Outside the Box: Premier League fail to fulfil their early England promise


Speaking about the formation of the Premier League on a BBC Radio 5 Live programme last week, the incoming Football Association chairman, Greg Dyke, said: "It was set up to improve the finances of the top clubs. I'm not sure it was set up to improve the England team." He is correct about the first part.

As to the second, it is worth quoting from the 1991 blueprint that recommended "The Football Association Premier League". One of the key arguments for setting up the PL was "prospects of success for the England team would at once be enhanced" by having the FA in control and only 18 clubs. Two decades on, the prefix is Barclays rather than FA, there are still 20 clubs and the number of players qualified for England is down to 36 per cent.

County down, stock rising

Progression through the divisions to the Premier League is at least still possible for individuals as well as clubs, and while Stockport County face up to life in the Blue Square Bet North next season, two of their former players have hopes of starting at the highest level as thirtysomethings.

Aaron Wilbraham, who led Crystal Palace's attack in the Championship play-off final, began his long and varied career at Edgeley Park. Once a season-ticket holder at Manchester City, he scored his first League goal for County against City at Maine Road 15 years ago, since when the clubs have moved in rather different directions.

The Swansea captain, Ashley Williams, Anthony Pilkington at Norwich and Reading's top-scorer Adam le Fondre are former Stockport men too, as is the player for whom Wilbraham deputised against Watford, the scorer of 31 goals, Glenn Murray.

Oxford aspires to North

Murray's first club were Workington, like Stockport a former League club.

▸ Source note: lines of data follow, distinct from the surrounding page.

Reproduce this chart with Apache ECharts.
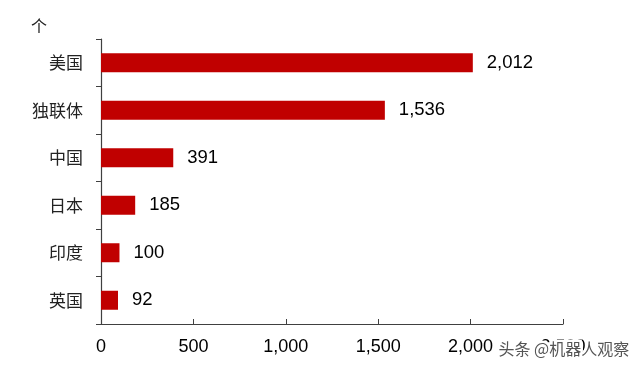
<!DOCTYPE html>
<html><head><meta charset="utf-8">
<script src="https://cdn.jsdelivr.net/npm/echarts@6/dist/echarts.min.js"></script>
<style>html,body{margin:0;padding:0;background:#fff}#c{width:640px;height:369px}</style>
</head><body><div id="c"></div>
<script>
const categories = ['美国','独联体','中国','日本','印度','英国'];
const values = [2012,1536,391,185,100,92];
const xTicks = [0,500,1000,1500,2000,2500];
const unitLabel = '个';

const chart = echarts.init(document.getElementById('c'));
chart.setOption({
  animation:false,
  grid:{left:101,right:77,top:39,bottom:45},
  xAxis:{type:'value',min:xTicks[0],max:xTicks[xTicks.length-1],interval:500,
    axisLine:{show:true,lineStyle:{color:'#404040',width:1.2}},
    axisTick:{show:true,inside:true,length:5,lineStyle:{color:'#404040'}},
    splitLine:{show:false},
    axisLabel:{color:'#000',fontSize:18,fontFamily:'Liberation Sans, Arial',margin:14,
      formatter:v=>v.toLocaleString('en-US')}},
  yAxis:{type:'category',data:categories,inverse:true,
    axisLine:{show:true,lineStyle:{color:'#404040',width:1.2}},
    axisTick:{show:true,length:5,lineStyle:{color:'#404040'}},
    axisLabel:{color:'#222',fontSize:17,fontFamily:'Noto Sans CJK SC',margin:18}},
  series:[{type:'bar',data:values,barWidth:'40%',
    itemStyle:{color:'#C00000'},
    label:{show:true,position:'right',distance:14,color:'#000',fontSize:18.5,
      fontFamily:'Liberation Sans, Arial',formatter:p=>p.value.toLocaleString('en-US')}}],
  graphic:[
    {type:'text',left:31,top:18,style:{text:unitLabel,fontSize:16,fill:'#222',fontFamily:'Noto Sans CJK SC'}},
    {type:'text',left:496,top:338,z:100,zlevel:1,style:{text:'头条 @机器人观察',fontSize:16,fill:'#555',fontFamily:'Noto Sans CJK SC',stroke:'#fff',lineWidth:5}}
  ]
});
</script></body></html>
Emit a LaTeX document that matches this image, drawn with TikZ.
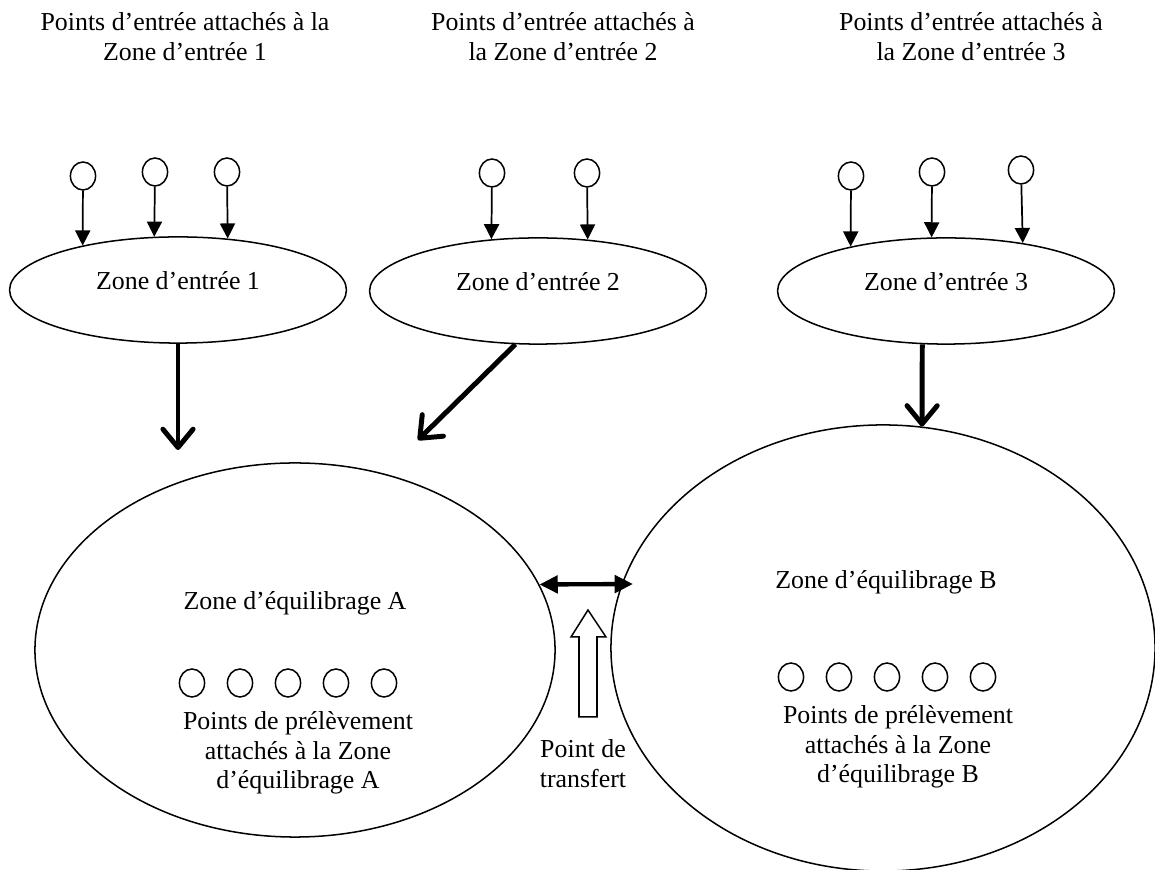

The two sides will meet next season, and it has the ring of a good old northern set-to. But Workington against Bishop's Stortford? Or facing a 570-mile round trip to Oxford City?

Those were fixtures for the past two seasons in the Blue Square Bet "North", a division that Stortford have now been moved out of into the southern section, having "massively suffered" from travelling costs and lack of visiting supporters at their home games. No such luck for Oxford as, according to the Conference, the city of dreaming spires remains part of northern England.

Newport and old friends

Perhaps Stockport, Workington and others who have fallen from grace and the Football League can take heart from the recent exploits of Newport County, back in the League after winning the Conference play-off final and making a historic return to Europe.

On 13 July they travel to Germany to play a pre-season match with Carl Zeiss Jena, their opponents on the night of Newport's highest peak, the European Cup-Winners' Cup quarter-finals of 1981. The Welsh Cup holders drew 2-2 in East Germany but lost 1-0 in the second leg at the now-demolished Somerton Park.

Low point in Highlands

They hoped for a momentous climax to the Highland League season at Fort William last weekend, when a home game with bottom-but-one Lossiemouth seemed to offer the chance of a second victory of the campaign. A goalless draw resulted, but perhaps that is not to be sniffed at, as it took the Fort's points total to six (one win and three draws) from the 34-match season.

They have now finished bottom seven times in eight seasons. But even one point would have been welcome for the Northamptonshire club Woodford United in the Evostik Southern League Division One Central; their sad record this season reads: P42 W0 D0 L42 F21 A185 Pts 0.

Long ban for Dingley hell

The mills of FA discipline grind slowly. In a case first reported here in January, the Northwich Victoria manager, Lee Ashcroft, has been banned for 10 matches for sexist abuse of Gresley's first-team coach, Hannah Dingley, who previously managed Lincoln Ladies. Ashcroft is appealing but expect more such cases as the rise of female coaches continues.